Wednesday, March 3, 2010

In a Teapot

Tempest1

The Tempest

Written by William Shakespeare

Directed by Sam Mendes

Starring Christian Camargo, Stephen Dillane, Alvin Epstein, Ron Cephas Jones, Juliet Rylance, Thomas Sadoski

Performances through March 13, 2010

BAM Harvey Theater 651 Fulton Street, Brooklyn

bam.org

Generally considered Shakespeare’s leave-taking of the theater, The Tempest is also one of his most affecting late romances because of the gentleness of the reconciliations that occur following several violent, volatile collisions earlier in the play.

The magician Prospero, seen as Shakespeare’s self-portrait, controls everything about his life on the island where he and daughter Miranda have lived for a dozen years, with the sprite Ariel and slave Caliban doing his bidding. So when he has the chance to reencounter the men responsible for his banishment from Milan where he was Duke, Prospero ensures that a storm brings them on the island, dazzling them with sleight-of-hand until finally and forgivingly announcing that they will return to civilization.

In this staging for BAM’s Bridge Project, director Sam Mendes’s felicitous visual choices suggest the “rough magic” of The Tempest. Our first sight of Caliban, whose head irupts out of the sand, is indelible (it‘s too bad that Mendes repeats the trick later, to diminished effect), and spotlights shine on each shipwreck survivor in turn as Prospero gives Miranda—and us—a summary of the previous 12 years, with Paul Pyant’s lighting subtly accentuating the wondrous isle brought to life mainly through Shakespeare‘s poetry.Tom Piper’s simply effective set consists of a circular sand box and a shallow pool, otherworldly music by Mark Bennett is performed by two musicians on either side of the stage, and Catherine Zuber’s modern-dress costumes include well-worn suits for Prospero. This last is one of Mendes’ bright ideas, but not his best: Stephen Dillane, a well-spoken if underwhelming Prospero, is first seen sitting on a stool, bespectacled, next to one of the musicians, returning there periodically for no good reason. His shabbiness makes him seem less a Duke than a hobo, not my idea of Prospero.

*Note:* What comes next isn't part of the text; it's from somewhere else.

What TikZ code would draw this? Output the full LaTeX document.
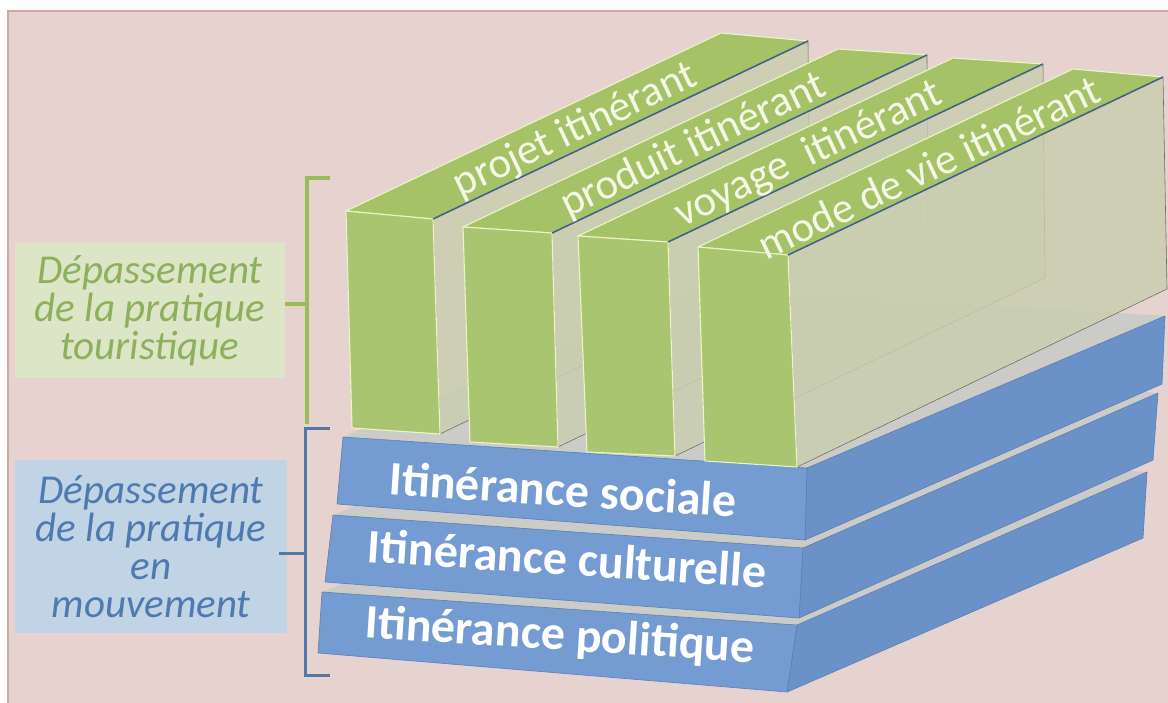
\documentclass[tikz,border=0pt]{standalone}
\usepackage{fontspec}
\setmainfont{Carlito}
\usetikzlibrary{calc}
\definecolor{bgpink}{HTML}{E6D2CF}
\definecolor{bgborder}{HTML}{D3A7A5}
\definecolor{lblgreenbg}{HTML}{DCE5C6}
\definecolor{lblgreentx}{HTML}{8DB05C}
\definecolor{lblbluebg}{HTML}{C0D4E6}
\definecolor{lblbluetx}{HTML}{4F7AB0}
\definecolor{brgreen}{HTML}{9BBB59}
\definecolor{brblue}{HTML}{5479A6}
\definecolor{slabfront}{HTML}{759CD2}
\definecolor{slabside}{HTML}{6B91C9}
\definecolor{slabedge}{HTML}{5A7FB5}
\definecolor{slabtop}{HTML}{CBCBC8}
\definecolor{blkfront}{HTML}{AAC56F}
\definecolor{blktop}{HTML}{A5C267}
\definecolor{blkside}{HTML}{C9CEB0}
\definecolor{blkedge}{HTML}{EEF3C6}
\definecolor{ridge}{HTML}{41618A}
\definecolor{toptext}{HTML}{F4F6E6}
\begin{document}
\begin{tikzpicture}[x=1pt,y=-1pt,
  slabfacef/.style={fill=slabfront, draw=slabedge, line width=0.6pt, line join=round},
  slabfaces/.style={fill=slabside, draw=slabedge, line width=0.6pt, line join=round},
  slabtopface/.style={fill=slabtop},
  blockfront/.style={fill=blkfront, draw=blkedge, line width=1.1pt, line join=round},
  blocktop/.style={fill=blktop, draw=blkedge, line width=1.1pt, line join=round},
  blockside/.style={fill=blkside, fill opacity=0.82, draw=blkside!55!black, line width=0.6pt},
  ridgeline/.style={draw=ridge, line width=1.6pt},
  toplabel/.style={text=toptext, font=\fontsize{43}{43}\selectfont, rotate=25.4, inner sep=0pt},
  slablabel/.style={text=white, font=\fontsize{48}{48}\selectfont\bfseries, rotate=-3.7, inner sep=0pt, anchor=base},
  sidelabel/.style={font=\fontsize{41}{38}\selectfont\itshape, align=center, inner sep=0pt},
  bracket/.style={line width=3.5pt}
]
\useasboundingbox (0,0) rectangle (1168,702);
\fill[white] (0,0) rectangle (1168,702);
\draw[fill=bgpink, draw=bgborder, line width=2pt] (8,11) rectangle (1180,712);

% side labels
\node[sidelabel, fill=lblgreenbg, text=lblgreentx, minimum width=270pt, minimum height=135pt] (lblA) at (150,310.5) {Dépassement\\de la pratique\\touristique};
\node[sidelabel, fill=lblbluebg, text=lblbluetx, minimum width=272pt, minimum height=173pt] (lblB) at (151,546.5) {Dépassement\\de la pratique\\en\\mouvement};

% brackets
\coordinate (gA) at (330,178); \coordinate (gB) at (307,178);
\coordinate (gC) at (307,424); \coordinate (gM) at (307,304);
\draw[bracket, brgreen] (gA) -- (gB) -- (gC);
\draw[bracket, brgreen] (gM) -- (lblA.east |- gM);
\coordinate (bA) at (330,428); \coordinate (bB) at (305,428);
\coordinate (bC) at (305,675); \coordinate (bD) at (330,675);
\coordinate (bM) at (305,553);
\draw[bracket, brblue, line width=3pt] (bA) -- (bB) -- (bC) -- (bD);
\draw[bracket, brblue, line width=3pt] (bM) -- ($(lblB.east |- bM)+(-8,0)$);

% slabs
\foreach \n/\ftl/\fc/\str/\sbr/\fcb/\fbl/\txt/\tpos in {
  3/{322,592}/{797,625}/{1147,472}/{1143,538}/{787,692}/{318,653}/{Itinérance politique}/{559,650},
  2/{333,515}/{803,548}/{1158,393}/{1153,460}/{799,618}/{325,582}/{Itinérance culturelle}/{566,575},
  1/{343,437}/{807,468}/{1165,316}/{1162,384}/{805,540}/{337,504}/{Itinérance sociale}/{562,506}}
{
  \coordinate (s\n-ftl) at (\ftl);
  \coordinate (s\n-fc) at (\fc);
  \coordinate (s\n-str) at (\str);
  \coordinate (s\n-sbr) at (\sbr);
  \coordinate (s\n-fcb) at (\fcb);
  \coordinate (s\n-fbl) at (\fbl);
  \fill[slabtopface] (s\n-ftl) -- (s\n-fc) -- (s\n-str) -- ($(s\n-ftl)+(356,-150)$) -- cycle;
  \filldraw[slabfaces] (s\n-fc) -- (s\n-str) -- (s\n-sbr) -- (s\n-fcb) -- cycle;
  \filldraw[slabfacef] (s\n-ftl) -- (s\n-fc) -- (s\n-fcb) -- (s\n-fbl) -- cycle;
  \node[slablabel] (sl\n) at (\tpos) {\txt};
}

% green blocks
\foreach \n/\tl/\tr/\br/\bl/\txt in {
  1/{346,211}/{433,219}/{440,434}/{352,428}/{projet itinérant},
  2/{463,227}/{552,233}/{558,447}/{470,442}/{produit itinérant},
  3/{578,236}/{668,242}/{675,456}/{587,452}/{voyage\ \ itinérant},
  4/{698,247}/{788,255}/{797,467}/{705,461}/{mode de vie itinérant}}
{
  \coordinate (b\n-tl) at (\tl);
  \coordinate (b\n-tr) at (\tr);
  \coordinate (b\n-br) at (\br);
  \coordinate (b\n-bl) at (\bl);
  \coordinate (b\n-btl) at ($(b\n-tl)+(375,-178)$);
  \coordinate (b\n-btr) at ($(b\n-tr)+(375,-178)$);
  \coordinate (b\n-bbr) at ($(b\n-br)+(370,-178)$);
  \filldraw[blockside] (b\n-tr) -- (b\n-btr) -- (b\n-bbr) -- (b\n-br) -- cycle;
  \filldraw[blocktop] (b\n-tl) -- (b\n-btl) -- (b\n-btr) -- (b\n-tr) -- cycle;
  \filldraw[blockfront] (b\n-tl) -- (b\n-tr) -- (b\n-br) -- (b\n-bl) -- cycle;
  \draw[ridgeline] (b\n-tr) -- (b\n-btr);
  \node[toplabel] (t\n) at ($(b\n-tl)!0.5!(b\n-tr)+0.49*(375,-178)+(2,3)$) {\txt};
}
\end{tikzpicture}
\end{document}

The acting is uneven. Christian Carmago does acceptable work as Ariel, but he’s up against Mendes’ showy direction: when the sprite appears with an enormous pair of wings in one scene, one wonders when (and why) Ariel has become Icarus. Julia Rylance, as Miranda, mimics Dillane, giving a solid but unexciting portrayal, while Ron Cephas Jones makes a good, scary—and sympathetic—Caliban. As for the comic relief, Thomas Sadoski (who is the best of the repertory company in both this and As You Like It) continues to impress as the clownish drunk Stefano, while Anthony O’Donnell’s Trinculo is just broad enough in a part that calls for overacting.

Caliban describes Prospero’s isle as “full of noises, sounds and sweet airs, that give delight and hurt not.” In Mendes’ Tempest, the island is certainly enchanted but only intermittently delightful.